___ The input

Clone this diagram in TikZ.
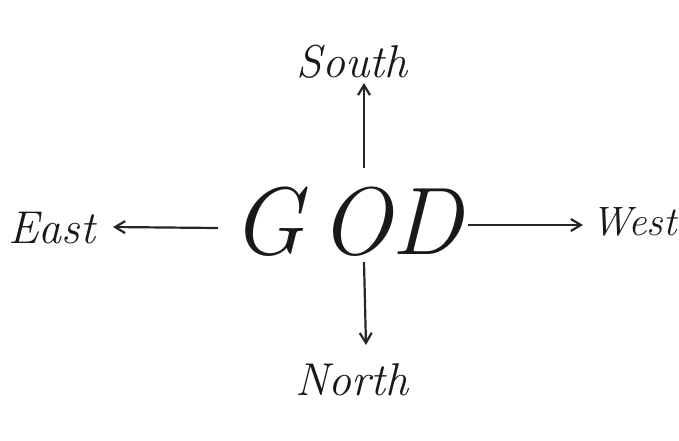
\documentclass[tikz,border=0pt]{standalone}
\usepackage{fontspec}
\usetikzlibrary{arrows.meta}
\begin{document}
\begin{tikzpicture}[x=1pt,y=-1pt,
  ink/.style={draw=black!85, line width=2.2pt, -{Straight Barb[length=10pt,width=12pt,line width=2.2pt]}},
  word/.style={inner sep=0pt, text=black!90, font=\fontsize{46}{52}\selectfont\itshape},
  bigword/.style={inner sep=0pt, text=black!90, font=\fontsize{96}{104}\selectfont\itshape}]
\useasboundingbox (0,0) rectangle (679,440);
\node[bigword] (god) at (347,222) {G\,OD};
\node[word] (south) at (352,62) {South};
\node[word] (north) at (352,380) {North};
\node[word, anchor=west] (east) at (8,228) {East};
\node[word, anchor=west, font=\fontsize{41}{48}\selectfont\itshape] (west) at (591,222) {West};
\coordinate (gu) at (364,168);
\coordinate (gd) at (364,262);
\coordinate (gl) at (218,228);
\coordinate (gr) at (468,225);
\coordinate (su) at (364,83);
\coordinate (nd) at (366,345);
\coordinate (el) at (113,227);
\coordinate (wr) at (583,225);
\draw[ink] (gu) -- (su);
\draw[ink] (gd) -- (nd);
\draw[ink] (gl) -- (el);
\draw[ink] (gr) -- (wr);
\end{tikzpicture}
\end{document}
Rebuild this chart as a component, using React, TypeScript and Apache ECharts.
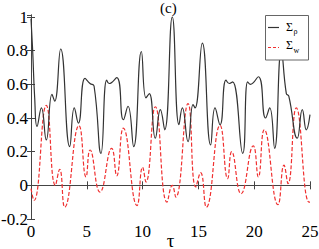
import React, { useEffect, useRef } from "react";
import * as echarts from "echarts";

const xTicks = [0, 5, 10, 15, 20, 25];
const yTicks = [-0.2, 0, 0.2, 0.4, 0.6, 0.8, 1];

const sigmaRho: [number, number][] = [
  [0, 0.99], [0.15, 0.8], [0.33, 0.52], [0.54, 0.35], [0.93, 0.46], [1.37, 0.27],
  [1.88, 0.54], [2.12, 0.5], [2.66, 0.81], [3.47, 0.23], [3.88, 0.46], [4.24, 0.37],
  [4.84, 0.635], [5.29, 0.605], [5.65, 0.59], [6.27, 0.19], [6.78, 0.625], [7.0, 0.605],
  [7.68, 0.64], [8.28, 0.39], [8.69, 0.47], [9.2, 0.23], [9.89, 0.795], [10.3, 0.52],
  [10.6, 0.545], [11.14, 0.28], [11.59, 0.45], [11.98, 0.33], [12.66, 1.0], [13.26, 0.36],
  [13.56, 0.46], [14.07, 0.26], [14.52, 0.48], [14.7, 0.46], [15.35, 0.845], [16.1, 0.24],
  [16.49, 0.46], [16.94, 0.36], [17.47, 0.625], [17.77, 0.605], [18.07, 0.615], [18.97, 0.19],
  [19.41, 0.615], [19.65, 0.6], [20.37, 0.645], [21.02, 0.4], [21.39, 0.46], [21.83, 0.22],
  [22.43, 0.8], [22.88, 0.545], [23.1, 0.53], [23.86, 0.28], [24.31, 0.45], [24.67, 0.33],
  [25, 0.42],
];

const sigmaW: [number, number][] = [
  [0, -0.02], [0.27, -0.09], [1.37, 0.475], [2.18, 0.0], [2.57, 0.095], [3.02, -0.13],
  [4.3, 0.355], [4.93, 0.05], [5.29, 0.21], [6.18, -0.04], [7.23, 0.22], [7.68, 0.057],
  [8.27, 0.34], [9.5, -0.12], [10.0, 0.108], [10.3, 0.02], [11.14, 0.467], [12.19, -0.1],
  [12.66, 0.0], [12.97, -0.07], [14.07, 0.486], [14.76, -0.01], [15.2, 0.075], [15.71, -0.13],
  [16.94, 0.357], [17.62, 0.04], [17.98, 0.2], [18.82, -0.05], [19.92, 0.234], [20.37, 0.05],
  [20.9, 0.33], [22.13, -0.115], [22.67, 0.12], [23.03, 0.01], [23.77, 0.46], [24.91, -0.1],
  [25, -0.1],
];

const FONT = "Liberation Serif";
const AXIS_COLOR = "#444";

export default function App() {
  const ref = useRef<HTMLDivElement>(null);
  useEffect(() => {
    if (!ref.current) return;
    const chart = echarts.init(ref.current, undefined, { renderer: "svg" });
    const axisCommon = {
      axisLine: { show: true, lineStyle: { color: AXIS_COLOR, width: 1 } },
      axisTick: { show: true, inside: true, length: 4, lineStyle: { color: AXIS_COLOR } },
      splitLine: { show: false },
    };
    chart.setOption({
      animation: false,
      backgroundColor: "#fff",
      title: {
        text: "(c)",
        left: 160,
        top: 0,
        padding: 0,
        textStyle: { fontFamily: FONT, fontSize: 15, fontWeight: "normal", color: "#000" },
      },
      grid: { left: 31, right: 9, top: 15, bottom: 30, containLabel: false, outerBoundsMode: "none" },
      xAxis: [
        {
          type: "value",
          min: xTicks[0],
          max: xTicks[xTicks.length - 1],
          interval: 5,
          ...axisCommon,
          axisLabel: { fontFamily: FONT, fontSize: 17, color: "#000", margin: 4 },
        },
        {
          type: "value",
          position: "top",
          min: xTicks[0],
          max: xTicks[xTicks.length - 1],
          interval: 5,
          ...axisCommon,
          axisLabel: { show: false },
        },
      ],
      yAxis: [
        {
          type: "value",
          min: yTicks[0],
          max: 1.012,
          interval: 0.2,
          ...axisCommon,
          axisLabel: { fontFamily: FONT, fontSize: 17, color: "#000", margin: 3, showMaxLabel: false },
        },
        {
          type: "value",
          position: "right",
          min: yTicks[0],
          max: 1.012,
          interval: 0.2,
          ...axisCommon,
          axisLabel: { show: false },
        },
      ],
      series: [
        {
          name: "rho",
          type: "line",
          data: sigmaRho,
          smooth: 0.5,
          symbol: "none",
          lineStyle: { color: "#333", width: 1.2 },
          z: 3,
        },
        {
          name: "w",
          type: "line",
          data: sigmaW,
          smooth: 0.5,
          symbol: "none",
          lineStyle: { color: "#f03030", width: 1.2, type: [4, 2] },
          z: 2,
        },
      ],
      graphic: [
        {
          type: "text",
          x: 170.5,
          y: 240,
          style: {
            text: "τ",
            font: `19px ${FONT}`,
            lineHeight: 14,
            fill: "#000",
            textAlign: "center",
            textVerticalAlign: "middle",
          },
        },
        {
          type: "rect",
          shape: { x: 265.5, y: 15.5, width: 43, height: 44.5 },
          style: { fill: "#fff", stroke: "#666", lineWidth: 1 },
          z: 10,
        },
        {
          type: "line",
          shape: { x1: 268, y1: 27.5, x2: 279, y2: 27.5 },
          style: { stroke: "#333", lineWidth: 1.2 },
          z: 11,
        },
        {
          type: "line",
          shape: { x1: 268, y1: 47.5, x2: 279, y2: 47.5 },
          style: { stroke: "#f03030", lineWidth: 1.2, lineDash: [3, 2] },
          z: 11,
        },
        {
          type: "text",
          x: 286,
          y: 26.5,
          style: { text: "Σ", font: `12px ${FONT}`, fill: "#000", textVerticalAlign: "middle" },
          z: 11,
        },
        {
          type: "text",
          x: 293.5,
          y: 31.5,
          style: { text: "ρ", font: `8px ${FONT}`, fill: "#000", textVerticalAlign: "middle" },
          z: 11,
        },
        {
          type: "text",
          x: 286,
          y: 44.5,
          style: { text: "Σ", font: `12px ${FONT}`, fill: "#000", textVerticalAlign: "middle" },
          z: 11,
        },
        {
          type: "text",
          x: 293.5,
          y: 50,
          style: { text: "w", font: `8px ${FONT}`, fill: "#000", textVerticalAlign: "middle" },
          z: 11,
        },
      ],
    });
    return () => chart.dispose();
  }, []);
  return <div ref={ref} style={{ width: 319, height: 249, position: "absolute", left: 0, top: 0 }} />;
}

______

Task statement: Quote the entries in full. Any image among them is to be omitted from the copy.

Answer to the task:
Clone this diagram in TikZ.
\documentclass[tikz,border=0pt]{standalone}
\usepackage{fontspec}
\usetikzlibrary{arrows.meta}
\begin{document}
\begin{tikzpicture}[x=1pt,y=-1pt,
  ink/.style={draw=black!85, line width=2.2pt, -{Straight Barb[length=10pt,width=12pt,line width=2.2pt]}},
  word/.style={inner sep=0pt, text=black!90, font=\fontsize{46}{52}\selectfont\itshape},
  bigword/.style={inner sep=0pt, text=black!90, font=\fontsize{96}{104}\selectfont\itshape}]
\useasboundingbox (0,0) rectangle (679,440);
\node[bigword] (god) at (347,222) {G\,OD};
\node[word] (south) at (352,62) {South};
\node[word] (north) at (352,380) {North};
\node[word, anchor=west] (east) at (8,228) {East};
\node[word, anchor=west, font=\fontsize{41}{48}\selectfont\itshape] (west) at (591,222) {West};
\coordinate (gu) at (364,168);
\coordinate (gd) at (364,262);
\coordinate (gl) at (218,228);
\coordinate (gr) at (468,225);
\coordinate (su) at (364,83);
\coordinate (nd) at (366,345);
\coordinate (el) at (113,227);
\coordinate (wr) at (583,225);
\draw[ink] (gu) -- (su);
\draw[ink] (gd) -- (nd);
\draw[ink] (gl) -- (el);
\draw[ink] (gr) -- (wr);
\end{tikzpicture}
\end{document}
Rebuild this chart as a component, using React, TypeScript and Apache ECharts.
import React, { useEffect, useRef } from "react";
import * as echarts from "echarts";

const xTicks = [0, 5, 10, 15, 20, 25];
const yTicks = [-0.2, 0, 0.2, 0.4, 0.6, 0.8, 1];

const sigmaRho: [number, number][] = [
  [0, 0.99], [0.15, 0.8], [0.33, 0.52], [0.54, 0.35], [0.93, 0.46], [1.37, 0.27],
  [1.88, 0.54], [2.12, 0.5], [2.66, 0.81], [3.47, 0.23], [3.88, 0.46], [4.24, 0.37],
  [4.84, 0.635], [5.29, 0.605], [5.65, 0.59], [6.27, 0.19], [6.78, 0.625], [7.0, 0.605],
  [7.68, 0.64], [8.28, 0.39], [8.69, 0.47], [9.2, 0.23], [9.89, 0.795], [10.3, 0.52],
  [10.6, 0.545], [11.14, 0.28], [11.59, 0.45], [11.98, 0.33], [12.66, 1.0], [13.26, 0.36],
  [13.56, 0.46], [14.07, 0.26], [14.52, 0.48], [14.7, 0.46], [15.35, 0.845], [16.1, 0.24],
  [16.49, 0.46], [16.94, 0.36], [17.47, 0.625], [17.77, 0.605], [18.07, 0.615], [18.97, 0.19],
  [19.41, 0.615], [19.65, 0.6], [20.37, 0.645], [21.02, 0.4], [21.39, 0.46], [21.83, 0.22],
  [22.43, 0.8], [22.88, 0.545], [23.1, 0.53], [23.86, 0.28], [24.31, 0.45], [24.67, 0.33],
  [25, 0.42],
];

const sigmaW: [number, number][] = [
  [0, -0.02], [0.27, -0.09], [1.37, 0.475], [2.18, 0.0], [2.57, 0.095], [3.02, -0.13],
  [4.3, 0.355], [4.93, 0.05], [5.29, 0.21], [6.18, -0.04], [7.23, 0.22], [7.68, 0.057],
  [8.27, 0.34], [9.5, -0.12], [10.0, 0.108], [10.3, 0.02], [11.14, 0.467], [12.19, -0.1],
  [12.66, 0.0], [12.97, -0.07], [14.07, 0.486], [14.76, -0.01], [15.2, 0.075], [15.71, -0.13],
  [16.94, 0.357], [17.62, 0.04], [17.98, 0.2], [18.82, -0.05], [19.92, 0.234], [20.37, 0.05],
  [20.9, 0.33], [22.13, -0.115], [22.67, 0.12], [23.03, 0.01], [23.77, 0.46], [24.91, -0.1],
  [25, -0.1],
];

const FONT = "Liberation Serif";
const AXIS_COLOR = "#444";

export default function App() {
  const ref = useRef<HTMLDivElement>(null);
  useEffect(() => {
    if (!ref.current) return;
    const chart = echarts.init(ref.current, undefined, { renderer: "svg" });
    const axisCommon = {
      axisLine: { show: true, lineStyle: { color: AXIS_COLOR, width: 1 } },
      axisTick: { show: true, inside: true, length: 4, lineStyle: { color: AXIS_COLOR } },
      splitLine: { show: false },
    };
    chart.setOption({
      animation: false,
      backgroundColor: "#fff",
      title: {
        text: "(c)",
        left: 160,
        top: 0,
        padding: 0,
        textStyle: { fontFamily: FONT, fontSize: 15, fontWeight: "normal", color: "#000" },
      },
      grid: { left: 31, right: 9, top: 15, bottom: 30, containLabel: false, outerBoundsMode: "none" },
      xAxis: [
        {
          type: "value",
          min: xTicks[0],
          max: xTicks[xTicks.length - 1],
          interval: 5,
          ...axisCommon,
          axisLabel: { fontFamily: FONT, fontSize: 17, color: "#000", margin: 4 },
        },
        {
          type: "value",
          position: "top",
          min: xTicks[0],
          max: xTicks[xTicks.length - 1],
          interval: 5,
          ...axisCommon,
          axisLabel: { show: false },
        },
      ],
      yAxis: [
        {
          type: "value",
          min: yTicks[0],
          max: 1.012,
          interval: 0.2,
          ...axisCommon,
          axisLabel: { fontFamily: FONT, fontSize: 17, color: "#000", margin: 3, showMaxLabel: false },
        },
        {
          type: "value",
          position: "right",
          min: yTicks[0],
          max: 1.012,
          interval: 0.2,
          ...axisCommon,
          axisLabel: { show: false },
        },
      ],
      series: [
        {
          name: "rho",
          type: "line",
          data: sigmaRho,
          smooth: 0.5,
          symbol: "none",
          lineStyle: { color: "#333", width: 1.2 },
          z: 3,
        },
        {
          name: "w",
          type: "line",
          data: sigmaW,
          smooth: 0.5,
          symbol: "none",
          lineStyle: { color: "#f03030", width: 1.2, type: [4, 2] },
          z: 2,
        },
      ],
      graphic: [
        {
          type: "text",
          x: 170.5,
          y: 240,
          style: {
            text: "τ",
            font: `19px ${FONT}`,
            lineHeight: 14,
            fill: "#000",
            textAlign: "center",
            textVerticalAlign: "middle",
          },
        },
        {
          type: "rect",
          shape: { x: 265.5, y: 15.5, width: 43, height: 44.5 },
          style: { fill: "#fff", stroke: "#666", lineWidth: 1 },
          z: 10,
        },
        {
          type: "line",
          shape: { x1: 268, y1: 27.5, x2: 279, y2: 27.5 },
          style: { stroke: "#333", lineWidth: 1.2 },
          z: 11,
        },
        {
          type: "line",
          shape: { x1: 268, y1: 47.5, x2: 279, y2: 47.5 },
          style: { stroke: "#f03030", lineWidth: 1.2, lineDash: [3, 2] },
          z: 11,
        },
        {
          type: "text",
          x: 286,
          y: 26.5,
          style: { text: "Σ", font: `12px ${FONT}`, fill: "#000", textVerticalAlign: "middle" },
          z: 11,
        },
        {
          type: "text",
          x: 293.5,
          y: 31.5,
          style: { text: "ρ", font: `8px ${FONT}`, fill: "#000", textVerticalAlign: "middle" },
          z: 11,
        },
        {
          type: "text",
          x: 286,
          y: 44.5,
          style: { text: "Σ", font: `12px ${FONT}`, fill: "#000", textVerticalAlign: "middle" },
          z: 11,
        },
        {
          type: "text",
          x: 293.5,
          y: 50,
          style: { text: "w", font: `8px ${FONT}`, fill: "#000", textVerticalAlign: "middle" },
          z: 11,
        },
      ],
    });
    return () => chart.dispose();
  }, []);
  return <div ref={ref} style={{ width: 319, height: 249, position: "absolute", left: 0, top: 0 }} />;
}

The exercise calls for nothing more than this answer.